Das Stichwort ist also die im Fachjargon uncovered Bonds genannten unbesicherten Anleihen. Hier vertrauen viele Anleger und Investoren den Instituten nicht mehr und erwarten zusätzliche Absicherung der den Banken überlassenen Gelder. Und dies wird mittlerweile zu einem Riesenproblem für die Refinanzierung vieler Banken. Dazu kommt, dass in den nächsten Jahren viele ihrer unbesicherten Anleihen refinanziert werden müssen. Deutlich machten auch Vertreter von Unternehmen, dass die Bonität einer Bank bei der Anlage liquider Mittel mittlerweile eine größere Rolle spielt. Aber auch bei der Finanzierung wollen sich Unternehmen nicht mehr allein auf eine Bank verlassen.

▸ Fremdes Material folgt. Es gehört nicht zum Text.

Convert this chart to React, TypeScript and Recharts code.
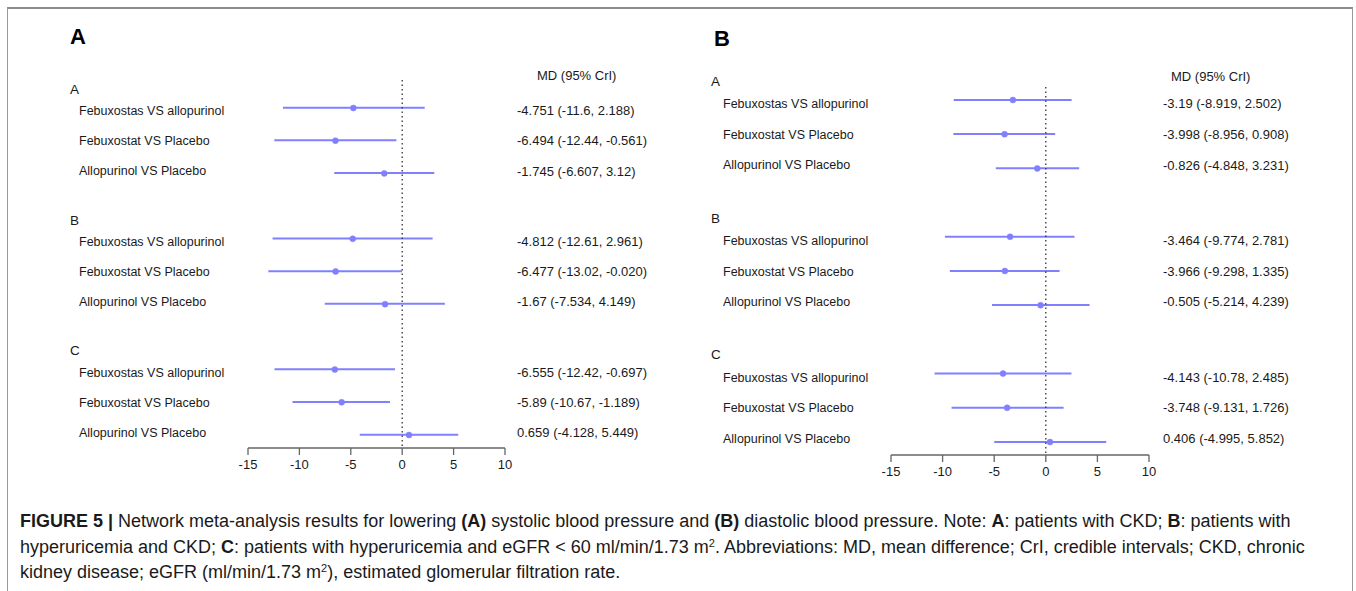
import React from "react";
import { ComposedChart, Bar, Line, XAxis, YAxis, ReferenceLine } from "recharts";

const FONT = "'Liberation Sans', Arial, Helvetica, sans-serif";
const BLUE = "#8080ff";

const GROUPS = ["A", "B", "C"];
const COMPARISONS = ["Febuxostas VS allopurinol", "Febuxostat VS Placebo", "Allopurinol VS Placebo"];
const X_TICKS = [-15, -10, -5, 0, 5, 10];

// (A) systolic blood pressure, MD with 95% CrI, groups A, B, C
const SBP_MD = ["-4.751", "-6.494", "-1.745", "-4.812", "-6.477", "-1.67", "-6.555", "-5.89", "0.659"];
const SBP_LOW = ["-11.6", "-12.44", "-6.607", "-12.61", "-13.02", "-7.534", "-12.42", "-10.67", "-4.128"];
const SBP_HIGH = ["2.188", "-0.561", "3.12", "2.961", "-0.020", "4.149", "-0.697", "-1.189", "5.449"];

// (B) diastolic blood pressure
const DBP_MD = ["-3.19", "-3.998", "-0.826", "-3.464", "-3.966", "-0.505", "-4.143", "-3.748", "0.406"];
const DBP_LOW = ["-8.919", "-8.956", "-4.848", "-9.774", "-9.298", "-5.214", "-10.78", "-9.131", "-4.995"];
const DBP_HIGH = ["2.502", "0.908", "3.231", "2.781", "1.335", "4.239", "2.485", "1.726", "5.852"];

type Row = {
  key: string; group?: string; label?: string; pos?: number;
  range: [number, number] | null; md: number | null; text?: string;
};

function buildRows(md: string[], lo: string[], hi: string[]): Row[] {
  const rows: Row[] = [];
  GROUPS.forEach((g, gi) => {
    if (gi > 0) rows.push({ key: `gap${gi}`, range: null, md: null });
    COMPARISONS.forEach((c, ci) => {
      const i = gi * COMPARISONS.length + ci;
      rows.push({
        key: `${g}${ci}`, group: ci === 0 ? g : undefined, label: c, pos: ci,
        range: [Number(lo[i]), Number(hi[i])], md: Number(md[i]),
        text: `${md[i]} (${lo[i]}, ${hi[i]})`,
      });
    });
  });
  return rows;
}

type Cfg = {
  left: number; width: number; plotL: number; plotR: number; plotT: number; plotB: number;
  padB: number; refTop: number; headerX: number; labelX: number; valueX: number; squeeze: number;
};

const H = 500;

function Forest({ rows, cfg }: { rows: Row[]; cfg: Cfg }) {
  const renderTick = (p: any) => {
    const r = rows.find((d) => d.key === p.payload.value);
    if (!r || !r.label) return <g />;
    const off = (1 - (r.pos ?? 1)) * cfg.squeeze;
    const y = p.y;
    return (
      <g fontFamily={FONT} fill="#1a1a1a">
        {r.group && (
          <text x={cfg.headerX - cfg.left} y={y - 19} dy="0.36em" fontSize={13.5}>{r.group}</text>
        )}
        <text x={cfg.labelX - cfg.left} y={y + off} dy="0.36em" fontSize={12.5}>{r.label}</text>
        <text x={cfg.valueX - cfg.left} y={y + off} dy="0.36em" fontSize={13}>{r.text}</text>
      </g>
    );
  };

  return (
    <div style={{ position: "absolute", left: cfg.left, top: 0 }}>
      <ComposedChart
        width={cfg.width}
        height={H}
        data={rows}
        layout="vertical"
        margin={{ top: cfg.plotT, bottom: H - cfg.plotB - 30, left: 0, right: cfg.left + cfg.width - cfg.plotR }}
      >
        <XAxis
          type="number"
          domain={[-15, 10]}
          ticks={X_TICKS}
          allowDataOverflow
          height={30}
          stroke="#666"
          strokeWidth={1.3}
          tickSize={7}
          tickMargin={5}
          tick={{ fontSize: 13, fill: "#1a1a1a", fontFamily: FONT }}
        />
        <YAxis
          type="category"
          dataKey="key"
          width={cfg.plotL - cfg.left}
          axisLine={false}
          tickLine={false}
          interval={0}
          padding={{ top: 0, bottom: cfg.padB }}
          tick={renderTick}
        />
        <ReferenceLine
          x={0}
          shape={(p: any) => (
            <line
              x1={p.x1} x2={p.x2}
              y1={cfg.refTop} y2={Math.max(p.y1, p.y2)}
              stroke="#333" strokeWidth={1.3} strokeDasharray="1.5 3"
            />
          )}
        />
        <Bar dataKey="range" fill={BLUE} barSize={2} isAnimationActive={false} />
        <Line
          dataKey="md"
          stroke="none"
          dot={{ r: 3, fill: BLUE, stroke: BLUE, strokeWidth: 0.5 }}
          activeDot={false}
          isAnimationActive={false}
        />
      </ComposedChart>
    </div>
  );
}

const LEFT_CFG: Cfg = {
  left: 0, width: 680, plotL: 248, plotR: 505, plotT: 91.65, plotB: 448, padB: -3.35,
  refTop: 80, headerX: 70, labelX: 79, valueX: 517, squeeze: 2.5,
};
const RIGHT_CFG: Cfg = {
  left: 680, width: 676, plotL: 891, plotR: 1149, plotT: 82.9, plotB: 455, padB: -4.1,
  refTop: 87, headerX: 711, labelX: 723, valueX: 1163, squeeze: 3.5,
};

const capStyle: React.CSSProperties = {
  position: "absolute", left: 20, whiteSpace: "nowrap", fontSize: 18, lineHeight: "24px",
  color: "#1a1a1a", fontFamily: FONT,
};
const supStyle: React.CSSProperties = { fontSize: 11, lineHeight: 0, verticalAlign: "0.55em" };

export default function App() {
  const sbp = buildRows(SBP_MD, SBP_LOW, SBP_HIGH);
  const dbp = buildRows(DBP_MD, DBP_LOW, DBP_HIGH);
  return (
    <div style={{ position: "absolute", left: 0, top: 0, width: 1356, height: 591, background: "#fff", overflow: "hidden", fontFamily: FONT }}>
      <div style={{ position: "absolute", left: 7, top: 7, width: 1344, height: 620, borderTop: "2px solid #8c8c8c", borderLeft: "1.5px solid #999", borderRight: "1.5px solid #999" }} />
      <Forest rows={sbp} cfg={LEFT_CFG} />
      <Forest rows={dbp} cfg={RIGHT_CFG} />
      <svg width={1356} height={120} style={{ position: "absolute", left: 0, top: 0, pointerEvents: "none" }}>
        <g fontFamily={FONT} fill="#000">
          <text x={70} y={44} fontSize={22} fontWeight="bold">A</text>
          <text x={714} y={46} fontSize={22} fontWeight="bold">B</text>
          <text x={537} y={79.6} fontSize={13} fill="#1a1a1a">MD (95% CrI)</text>
          <text x={1171} y={80.6} fontSize={13} fill="#1a1a1a">MD (95% CrI)</text>
        </g>
      </svg>
      <div style={{ ...capStyle, top: 509 }}>
        <b>FIGURE 5 |</b> Network meta-analysis results for lowering <b>(A)</b> systolic blood pressure and <b>(B)</b> diastolic blood pressure. Note: <b>A</b>: patients with CKD; <b>B</b>: patients with
      </div>
      <div style={{ ...capStyle, top: 535 }}>
        hyperuricemia and CKD; <b>C</b>: patients with hyperuricemia and eGFR &lt; 60 ml/min/1.73 m<sup style={supStyle}>2</sup>. Abbreviations: MD, mean difference; CrI, credible intervals; CKD, chronic
      </div>
      <div style={{ ...capStyle, top: 560 }}>
        kidney disease; eGFR (ml/min/1.73 m<sup style={supStyle}>2</sup>), estimated glomerular filtration rate.
      </div>
    </div>
  );
}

Die Finanzbranche sucht derzeit händeringend noch nach Alternativen für ihr Funding und die Refinanzierung von Krediten. Ein oft strapaziertes Schlagwort sind auf dem Kongress die sogenannten “Structured Covered Bonds”, die einige Teilnehmer für die Zukunft der Refinanzierung halten. Andere waren davon freilich noch nicht überzeugt, zumal noch unklar ist, wie die aktuelle Regulierung aus Basel III genau auf diese Instrumente wirkt. Die bereits erwähnten ABS sind ebenfalls eine Alternative, weil mit ihrer Hilfe Kredite z.B. an mittelständische Unternehmen in Anleihen verpackt werden können und so als risikodiversifiziertes Kreditportfolio für Anleger weniger Risiken bedeuten. Darüber hinaus wurden noch ein zwei Instrumente genannt (Pfandbriefe natürlich auch).

Erstaunlich war, dass neue und moderne Finanzierungswege etwa über das New oder Next Banking weiter keine Rolle spielen, wobei immerhin ein Bankenvertreter einräumte, dass sich hier möglicherweise einer neuer Kanal entwickeln könne. Vertieft wurde das leider nicht.

In jedem Fall sind die neuen Finanzierungsinstrumente für Banken mit erheblich mehr Aufwand verbunden. Außerdem müssen sie einen Teil der Sicherheiten, die sie bisher selbst gehalten haben, an den Kapitalmarkt weiterreichen.

Klar wird dadurch, dass sich die Refinanzierung für Banken deutlich verschlechtert hat. Ob und welche Auswirkungen dies für Unternehmen hat, ist noch unklar. Wie oben bereits ausgeführt, können sich große Unternehmen am Kapitalmarkt günstiger refinanzieren. Allerdings hat nur ein Bruchteil der Unternehmen diese Chance. Die anderen Unternehmen werden von den Banken in den nächsten Jahren mit ihren Verbindlichkeiten mehr in verbriefte Produkte gedrängt werden. Hier bestehe nach Ansicht von Ganesh Rajendra, Ökonom der Royal Bank of Scotland, ein großes Potential insbesondere für den deutschen Markt.

Die Sichtweise, dass sich ein Teil der Refinanzierung dem klassischen Finanzsektor entziehen wird, wie das schon jetzt zu beobachten ist, wurde auf dem Kongress bisher nicht wahrgenommen, zumindest nicht in den Panels, die ich besucht habe. Aus meiner Sicht hat die Finanzindustrie hier einen immer größer werdenden blinden Fleck.